I often think of all the people he's seen drive by his front porch. Their seemingly busy lives. The events they've attended after passing his porch, the sadness, the happiness, the triumphs, and the losses his waves might've welcomed or bid farewell to. During the winter, I find myself missing this man on his porch and all the waves he's given as I've passed. My children even know to wave now, and they get a bit sad when he's not outside. I've decided, I want to be that man. The one on the porch. I want to be so content with life that all I want to do with my day is enjoy some nice, quiet, relaxing time sitting on my porch while watching and waving as people pass.
We all have things we dislike about our lives or ourselves. We wish we could make more money, lose more weight, have a cleaner house, better behaved children. I'm sure there's at least one thing someone would like to improve upon (if you don't have one thing, then skip along, this blog isn't for you). Now, I'm not saying it's not healthy to want to improve yourself or your life. I'd personally love to lose a couple pounds, have a bigger/cleaner house, and obviously make more money. What I'm saying is that, maybe we need to be content enough with what we have right in front of us that spending a day on our porch doesn't throw the rest of our day/week/month out of whack. We need to spend more time living IN the moment instead of living FOR a moment that we will probably be too worried about the next moment to enjoy.
I can't even begin to think of how many times I wished my week away for the weekend just to spend the weekend worrying about work on Monday. Or the number of times I've gone out to an event that I've spent months looking forward to only to spend that time worrying about something else and missing the joy and happiness I could've been experiencing.
When my son was born, my husband was in the Police Academy and gone from Sunday at 5pm to Friday at 8pm.
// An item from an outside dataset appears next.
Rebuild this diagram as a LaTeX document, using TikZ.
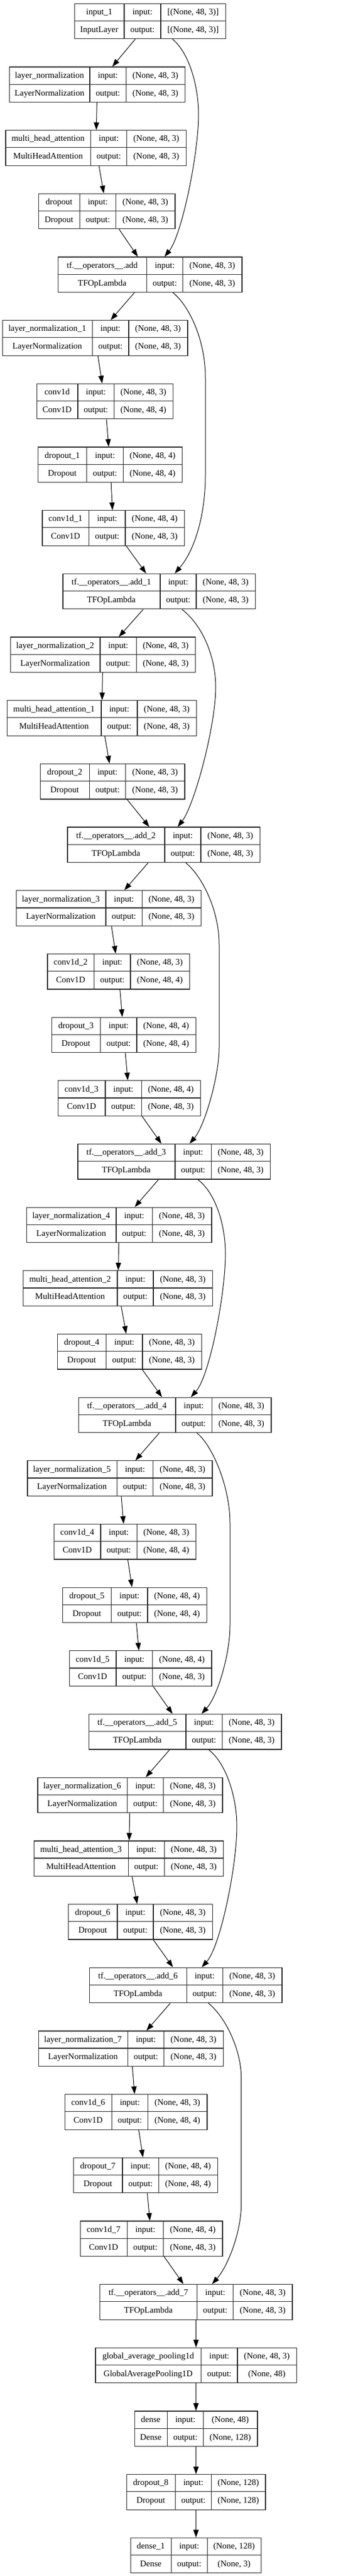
\documentclass[tikz,border=0pt]{standalone}
\usepackage{fontspec}
\setmainfont{Liberation Serif}
\usetikzlibrary{arrows.meta}
\tikzset{
  recbox/.style={draw=black!85, line width=1.2pt, rectangle, inner sep=0pt, minimum height=61.5pt},
  cellline/.style={draw=black!85, line width=1.2pt},
  txt/.style={inner sep=0pt, text height=11pt, text depth=2pt, font=\fontsize{15}{18}\selectfont},
  edge/.style={line width=1pt, -{Triangle[length=13.3pt,width=9.3pt]}},
}
% #1 name, #2 row, #3 x0, #4 c1, #5 c2, #6 x3, #7 label, #8 class, #9 \io{in}{out}
\newcommand\rec[9]{%
  \pgfmathsetmacro\yt{5.7+110.675*#2}%
  \pgfmathsetmacro\ym{\yt+30.75}%
  \pgfmathsetmacro\yb{\yt+61.5}%
  \pgfmathsetmacro\ww{#6-#3}%
  \def\io##1##2{\def\inS{##1}\def\outS{##2}}#9%
  \node[recbox, minimum width=\ww pt, anchor=north west] (#1) at (#3,\yt) {};
  \draw[cellline] (#4,\yt) -- (#4,\yb) (#5,\yt) -- (#5,\yb) (#3,\ym) -- (#6,\ym);
  \pgfmathsetmacro\xa{(#3+#4)/2}%
  \pgfmathsetmacro\xb{(#4+#5)/2}%
  \pgfmathsetmacro\xc{(#5+#6)/2}%
  \pgfmathsetmacro\ya{\yt+15.375}%
  \pgfmathsetmacro\yc{\yt+46.125}%
  \node[txt] (#1-n) at (\xa,\ya) {#7};
  \node[txt] (#1-c) at (\xa,\yc) {#8};
  \node[txt] (#1-i) at (\xb,\ya) {input:};
  \node[txt] (#1-o) at (\xb,\yc) {output:};
  \node[txt] (#1-is) at (\xc,\ya) {\inS};
  \node[txt] (#1-os) at (\xc,\yc) {\outS};
}
\begin{document}
\begin{tikzpicture}[x=1pt,y=-1pt]
\fill[white] (0,0) rectangle (617,4500);
\useasboundingbox (0,0) rectangle (617,4500);

\def\ta{\io{(None, 48, 3)}{(None, 48, 3)}}
\def\tb{\io{(None, 48, 3)}{(None, 48, 4)}}
\def\tc{\io{(None, 48, 4)}{(None, 48, 4)}}
\def\td{\io{(None, 48, 4)}{(None, 48, 3)}}
\def\LN{LayerNormalization}
\def\MHA{MultiHeadAttention}
\def\TF{TFOpLambda}

\rec{in1}{0}{130}{217}{281}{394}{input\_1}{InputLayer}{\io{[(None, 48, 3)]}{[(None, 48, 3)]}}
\rec{ln0}{1}{16}{157}{220.3}{323}{layer\_normalization}{\LN}{\ta}
\rec{mha0}{2}{9.3}{158.7}{221.7}{324.7}{multi\_head\_attention}{\MHA}{\ta}
\rec{do0}{3}{67}{139.3}{202.7}{305.3}{dropout}{Dropout}{\ta}
\rec{add0}{4}{101}{256.3}{319.7}{422.3}{tf.\_\_operators\_\_.add}{\TF}{\ta}
\rec{ln1}{5}{4}{161.3}{225}{327.3}{layer\_normalization\_1}{\LN}{\ta}
\rec{cv0}{6}{63.7}{136}{199.3}{302}{conv1d}{Conv1D}{\tb}
\rec{do1}{7}{66}{151.7}{215.3}{318}{dropout\_1}{Dropout}{\tc}
\rec{cv1}{8}{73.3}{155.7}{219}{321.7}{conv1d\_1}{Conv1D}{\td}
\rec{add1}{9}{109.3}{280}{343}{445.7}{tf.\_\_operators\_\_.add\_1}{\TF}{\ta}
\rec{ln2}{10}{17.7}{175}{238.3}{341}{layer\_normalization\_2}{\LN}{\ta}
\rec{mha1}{11}{11.7}{177}{240}{342.7}{multi\_head\_attention\_1}{\MHA}{\ta}
\rec{do2}{12}{70}{156.3}{219.7}{322.3}{dropout\_2}{Dropout}{\ta}
\rec{add2}{13}{117.3}{288}{351}{454}{tf.\_\_operators\_\_.add\_2}{\TF}{\ta}
\rec{ln3}{14}{27.7}{185}{248.3}{351}{layer\_normalization\_3}{\LN}{\ta}
\rec{cv2}{15}{82.3}{164.7}{228}{330.7}{conv1d\_2}{Conv1D}{\tb}
\rec{do3}{16}{89.7}{175.7}{239}{341.7}{dropout\_3}{Dropout}{\tc}
\rec{cv3}{17}{101}{184}{247.3}{350}{conv1d\_3}{Conv1D}{\td}
\rec{add3}{18}{135.3}{306}{369.3}{472}{tf.\_\_operators\_\_.add\_3}{\TF}{\ta}
\rec{ln4}{19}{46}{203}{266.3}{369.3}{layer\_normalization\_4}{\LN}{\ta}
\rec{mha2}{20}{40}{205}{268}{371}{multi\_head\_attention\_2}{\MHA}{\ta}
\rec{do4}{21}{99.7}{185.7}{249}{351.7}{dropout\_4}{Dropout}{\ta}
\rec{add4}{22}{136.7}{307}{370.3}{473.3}{tf.\_\_operators\_\_.add\_4}{\TF}{\ta}
\rec{ln5}{23}{47.3}{204.3}{267.7}{370.3}{layer\_normalization\_5}{\LN}{\ta}
\rec{cv4}{24}{94}{176}{239.3}{342}{conv1d\_4}{Conv1D}{\tb}
\rec{do5}{25}{109}{194.7}{258}{360.7}{dropout\_5}{Dropout}{\tc}
\rec{cv5}{26}{120.7}{203}{266.7}{369.3}{conv1d\_5}{Conv1D}{\td}
\rec{add5}{27}{155}{325}{388.3}{491.3}{tf.\_\_operators\_\_.add\_5}{\TF}{\ta}
\rec{ln6}{28}{65.3}{222.3}{285.7}{388.3}{layer\_normalization\_6}{\LN}{\ta}
\rec{mha3}{29}{59}{224.3}{287.3}{390}{multi\_head\_attention\_3}{\MHA}{\ta}
\rec{do6}{30}{119}{205}{268}{371}{dropout\_6}{Dropout}{\ta}
\rec{add6}{31}{156}{326.3}{389.3}{492.3}{tf.\_\_operators\_\_.add\_6}{\TF}{\ta}
\rec{ln7}{32}{66.7}{223.3}{286.7}{389.7}{layer\_normalization\_7}{\LN}{\ta}
\rec{cv6}{33}{113}{195.3}{258.7}{361.3}{conv1d\_6}{Conv1D}{\tb}
\rec{do7}{34}{128}{214}{277.3}{380}{dropout\_7}{Dropout}{\tc}
\rec{cv7}{35}{140}{222.3}{285.7}{388.3}{conv1d\_7}{Conv1D}{\td}
\rec{add7}{36}{174}{344.7}{407.7}{510.3}{tf.\_\_operators\_\_.add\_7}{\TF}{\ta}
\rec{gap}{37}{166.3}{351.7}{415}{517.7}{global\_average\_pooling1d}{GlobalAveragePooling1D}{\io{(None, 48, 3)}{(None, 48)}}
\rec{dense}{38}{234.7}{292.3}{355.7}{449.3}{dense}{Dense}{\io{(None, 48)}{(None, 128)}}
\rec{do8}{39}{220.7}{306.3}{369.7}{463.3}{dropout\_8}{Dropout}{\io{(None, 128)}{(None, 128)}}
\rec{dense1}{40}{228}{299.3}{362.3}{456}{dense\_1}{Dense}{\io{(None, 128)}{(None, 3)}}

% consecutive connectors
\foreach \a/\b in {in1/ln0, ln0/mha0, mha0/do0, do0/add0, add0/ln1, ln1/cv0, cv0/do1, do1/cv1, cv1/add1,
  add1/ln2, ln2/mha1, mha1/do2, do2/add2, add2/ln3, ln3/cv2, cv2/do3, do3/cv3, cv3/add3,
  add3/ln4, ln4/mha2, mha2/do4, do4/add4, add4/ln5, ln5/cv4, cv4/do5, do5/cv5, cv5/add5,
  add5/ln6, ln6/mha3, mha3/do6, do6/add6, add6/ln7, ln7/cv6, cv6/do7, do7/cv7, cv7/add7,
  add7/gap, gap/dense, dense/do8, do8/dense1}
  \draw[edge] (\a) -- (\b);

% residual (skip) connectors
\draw[edge] (in1) .. controls (330.4,91.8) and (347,150) .. (347,200)
  .. controls (347,270) and (317.4,411.5) .. (add0);
\draw[edge] (add0) .. controls (328,531.4) and (359,590) .. (359,660)
  -- (359,830) .. controls (359,900) and (340.1,961.9) .. (add1);
\draw[edge] (add1) .. controls (355.9,1094.1) and (377,1150) .. (377,1200)
  .. controls (377,1270) and (339.2,1407.5) .. (add2);
\draw[edge] (add2) .. controls (353.4,1530.6) and (383,1590) .. (383,1650)
  -- (383,1830) .. controls (383,1880) and (357.75,1967.1) .. (add3);
\draw[edge] (add3) .. controls (376.85,2083.95) and (394,2140) .. (394,2190)
  .. controls (394,2260) and (366.6,2403.65) .. (add4);
\draw[edge] (add4) .. controls (372.9,2526.65) and (402,2600) .. (402,2660)
  -- (402,2840) .. controls (402,2890) and (380.25,2963.15) .. (add5);
\draw[edge] (add5) .. controls (395.45,3080) and (414,3140) .. (414,3190)
  .. controls (414,3260) and (385.4,3399.7) .. (add6);
\draw[edge] (add6) .. controls (393.55,3522.7) and (421.7,3580) .. (421.7,3630)
  -- (421.7,3850) .. controls (421.7,3900) and (397.85,3959.3) .. (add7);
\end{tikzpicture}
\end{document}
I spent my weeks wishing for the weekend so much so that I vaguely remember what my son was like from 2 months to 6 months. Instead of enjoying the evenings I got with just me and my children, I spent most of them crying, and wishing it was over.
I can't get those 4 months back, I never will, but I can put my foot down and say no more wishing for the next. I will begin, starting right now, living in the moment, not taking things for granted, and being content with where I am right now. This moment. I will embrace what is my life and strive to make it better while enjoying every moment I get with my beautiful family. We only get one today. One this moment. One right now. Don't worry about the next one, or you'll miss the one right in front of you.